# DATA SUPPLIED

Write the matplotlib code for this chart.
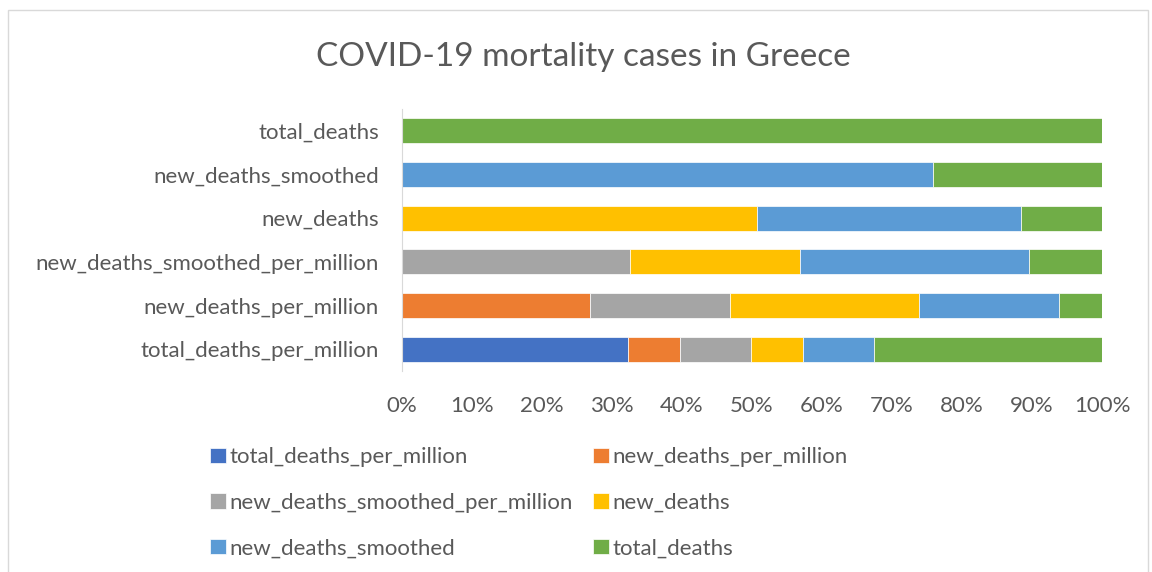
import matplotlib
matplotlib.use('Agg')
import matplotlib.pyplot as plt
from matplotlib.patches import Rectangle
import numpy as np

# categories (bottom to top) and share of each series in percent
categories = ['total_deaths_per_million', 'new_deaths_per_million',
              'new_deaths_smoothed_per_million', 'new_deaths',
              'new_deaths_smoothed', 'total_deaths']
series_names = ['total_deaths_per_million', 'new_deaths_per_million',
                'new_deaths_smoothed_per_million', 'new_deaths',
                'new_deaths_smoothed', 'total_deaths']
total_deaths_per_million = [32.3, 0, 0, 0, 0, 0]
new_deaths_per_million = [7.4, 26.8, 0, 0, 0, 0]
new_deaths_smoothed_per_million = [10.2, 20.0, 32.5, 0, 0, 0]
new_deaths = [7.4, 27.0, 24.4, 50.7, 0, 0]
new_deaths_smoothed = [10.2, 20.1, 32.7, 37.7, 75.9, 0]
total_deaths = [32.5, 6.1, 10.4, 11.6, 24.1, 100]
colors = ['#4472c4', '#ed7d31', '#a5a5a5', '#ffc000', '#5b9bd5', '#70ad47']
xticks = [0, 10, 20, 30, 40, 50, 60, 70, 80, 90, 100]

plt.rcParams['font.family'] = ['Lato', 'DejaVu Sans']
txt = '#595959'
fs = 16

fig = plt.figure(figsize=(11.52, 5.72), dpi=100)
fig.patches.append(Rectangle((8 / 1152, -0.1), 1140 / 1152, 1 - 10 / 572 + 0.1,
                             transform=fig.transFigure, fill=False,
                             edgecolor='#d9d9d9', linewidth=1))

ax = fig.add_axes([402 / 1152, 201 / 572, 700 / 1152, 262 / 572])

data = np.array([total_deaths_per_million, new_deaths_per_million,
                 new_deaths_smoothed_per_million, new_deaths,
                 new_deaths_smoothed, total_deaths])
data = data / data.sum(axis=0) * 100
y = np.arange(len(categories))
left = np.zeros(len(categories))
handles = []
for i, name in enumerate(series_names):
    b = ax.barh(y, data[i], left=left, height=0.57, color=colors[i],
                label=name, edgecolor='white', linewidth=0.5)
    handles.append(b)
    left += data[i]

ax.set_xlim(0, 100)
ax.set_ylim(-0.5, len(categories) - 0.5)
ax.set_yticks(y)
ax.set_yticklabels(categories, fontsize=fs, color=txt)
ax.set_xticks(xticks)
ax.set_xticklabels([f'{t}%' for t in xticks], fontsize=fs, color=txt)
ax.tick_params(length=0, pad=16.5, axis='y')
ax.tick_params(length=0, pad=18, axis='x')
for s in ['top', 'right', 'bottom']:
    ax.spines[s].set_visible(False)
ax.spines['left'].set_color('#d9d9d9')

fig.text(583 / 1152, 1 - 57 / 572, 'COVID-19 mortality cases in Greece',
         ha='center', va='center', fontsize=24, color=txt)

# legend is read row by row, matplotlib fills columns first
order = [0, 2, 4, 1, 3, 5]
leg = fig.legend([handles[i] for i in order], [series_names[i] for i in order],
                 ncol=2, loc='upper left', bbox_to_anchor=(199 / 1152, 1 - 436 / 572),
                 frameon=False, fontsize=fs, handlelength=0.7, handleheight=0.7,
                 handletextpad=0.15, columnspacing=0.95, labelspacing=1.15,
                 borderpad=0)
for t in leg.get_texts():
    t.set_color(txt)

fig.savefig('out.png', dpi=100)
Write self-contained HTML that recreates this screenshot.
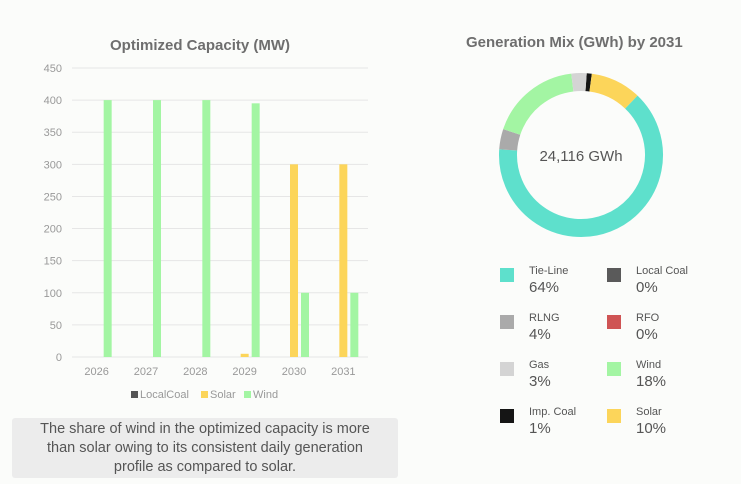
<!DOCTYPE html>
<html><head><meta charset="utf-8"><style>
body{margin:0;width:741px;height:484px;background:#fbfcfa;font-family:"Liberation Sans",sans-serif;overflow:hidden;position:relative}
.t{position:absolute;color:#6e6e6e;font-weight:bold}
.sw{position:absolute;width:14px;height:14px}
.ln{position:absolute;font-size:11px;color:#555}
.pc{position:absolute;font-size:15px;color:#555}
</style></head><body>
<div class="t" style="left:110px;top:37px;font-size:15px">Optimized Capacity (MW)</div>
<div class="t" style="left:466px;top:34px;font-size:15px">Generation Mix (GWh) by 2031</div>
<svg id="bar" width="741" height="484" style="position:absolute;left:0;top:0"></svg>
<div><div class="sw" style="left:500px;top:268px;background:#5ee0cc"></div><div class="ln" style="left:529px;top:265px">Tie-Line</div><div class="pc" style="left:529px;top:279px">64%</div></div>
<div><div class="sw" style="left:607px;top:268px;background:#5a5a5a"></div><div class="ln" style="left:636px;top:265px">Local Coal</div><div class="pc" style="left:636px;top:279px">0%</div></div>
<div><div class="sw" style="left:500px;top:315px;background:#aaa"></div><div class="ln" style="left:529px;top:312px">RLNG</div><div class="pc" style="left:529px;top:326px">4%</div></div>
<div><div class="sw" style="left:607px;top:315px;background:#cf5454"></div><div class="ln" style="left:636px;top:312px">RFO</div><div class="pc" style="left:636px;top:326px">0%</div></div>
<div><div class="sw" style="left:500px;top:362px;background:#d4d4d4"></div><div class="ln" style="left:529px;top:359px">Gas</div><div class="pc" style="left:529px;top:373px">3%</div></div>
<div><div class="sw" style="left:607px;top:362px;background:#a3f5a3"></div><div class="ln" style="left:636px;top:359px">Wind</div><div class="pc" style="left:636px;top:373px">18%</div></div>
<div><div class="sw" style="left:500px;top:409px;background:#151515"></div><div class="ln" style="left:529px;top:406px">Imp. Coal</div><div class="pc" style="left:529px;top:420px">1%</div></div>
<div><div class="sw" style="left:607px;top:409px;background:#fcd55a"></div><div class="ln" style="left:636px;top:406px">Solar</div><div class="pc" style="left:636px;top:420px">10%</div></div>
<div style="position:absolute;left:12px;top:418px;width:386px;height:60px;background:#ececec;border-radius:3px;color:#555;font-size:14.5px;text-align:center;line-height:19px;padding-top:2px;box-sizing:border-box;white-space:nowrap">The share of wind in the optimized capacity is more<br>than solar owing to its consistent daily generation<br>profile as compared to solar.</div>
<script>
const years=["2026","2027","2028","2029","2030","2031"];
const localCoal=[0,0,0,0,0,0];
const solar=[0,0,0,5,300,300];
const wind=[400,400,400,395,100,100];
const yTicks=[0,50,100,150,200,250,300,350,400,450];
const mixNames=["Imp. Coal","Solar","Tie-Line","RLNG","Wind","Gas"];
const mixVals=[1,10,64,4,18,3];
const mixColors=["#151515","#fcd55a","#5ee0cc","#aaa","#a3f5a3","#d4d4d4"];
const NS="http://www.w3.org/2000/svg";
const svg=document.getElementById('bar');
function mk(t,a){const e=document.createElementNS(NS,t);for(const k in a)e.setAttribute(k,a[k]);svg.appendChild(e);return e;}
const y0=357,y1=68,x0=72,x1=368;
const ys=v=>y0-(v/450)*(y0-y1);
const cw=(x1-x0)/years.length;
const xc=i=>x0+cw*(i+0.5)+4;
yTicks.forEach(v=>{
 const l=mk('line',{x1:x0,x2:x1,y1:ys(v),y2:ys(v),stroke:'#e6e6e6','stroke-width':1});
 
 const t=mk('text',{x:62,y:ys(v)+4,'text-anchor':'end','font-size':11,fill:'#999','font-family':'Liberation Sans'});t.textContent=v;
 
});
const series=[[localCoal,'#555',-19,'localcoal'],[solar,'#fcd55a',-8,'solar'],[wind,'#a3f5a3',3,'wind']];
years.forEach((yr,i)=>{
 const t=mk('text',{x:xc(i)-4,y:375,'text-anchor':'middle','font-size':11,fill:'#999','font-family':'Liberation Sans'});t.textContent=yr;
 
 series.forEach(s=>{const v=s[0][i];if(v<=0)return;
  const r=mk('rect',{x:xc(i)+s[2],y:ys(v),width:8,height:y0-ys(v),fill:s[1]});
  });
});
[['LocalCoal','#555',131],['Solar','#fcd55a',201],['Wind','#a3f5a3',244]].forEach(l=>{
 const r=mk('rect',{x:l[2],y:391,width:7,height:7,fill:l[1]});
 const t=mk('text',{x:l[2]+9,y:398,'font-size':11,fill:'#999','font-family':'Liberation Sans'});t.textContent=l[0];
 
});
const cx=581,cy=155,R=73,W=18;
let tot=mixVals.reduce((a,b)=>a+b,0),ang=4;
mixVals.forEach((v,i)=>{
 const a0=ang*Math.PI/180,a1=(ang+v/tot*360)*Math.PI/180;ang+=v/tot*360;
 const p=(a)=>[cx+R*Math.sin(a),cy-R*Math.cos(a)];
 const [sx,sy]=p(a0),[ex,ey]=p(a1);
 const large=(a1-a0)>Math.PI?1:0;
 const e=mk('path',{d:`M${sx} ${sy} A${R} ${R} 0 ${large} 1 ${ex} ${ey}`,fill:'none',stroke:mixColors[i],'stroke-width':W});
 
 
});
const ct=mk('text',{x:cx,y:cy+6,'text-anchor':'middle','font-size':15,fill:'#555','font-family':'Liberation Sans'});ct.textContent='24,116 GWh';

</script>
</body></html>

# TASK PROMPT
Keep only the lines that hold the string "matplotlib", and copy them out.

# TASK SOLUTION
Write the matplotlib code for this chart.
import matplotlib
matplotlib.use('Agg')
import matplotlib.pyplot as plt
from matplotlib.patches import Rectangle
# legend is read row by row, matplotlib fills columns first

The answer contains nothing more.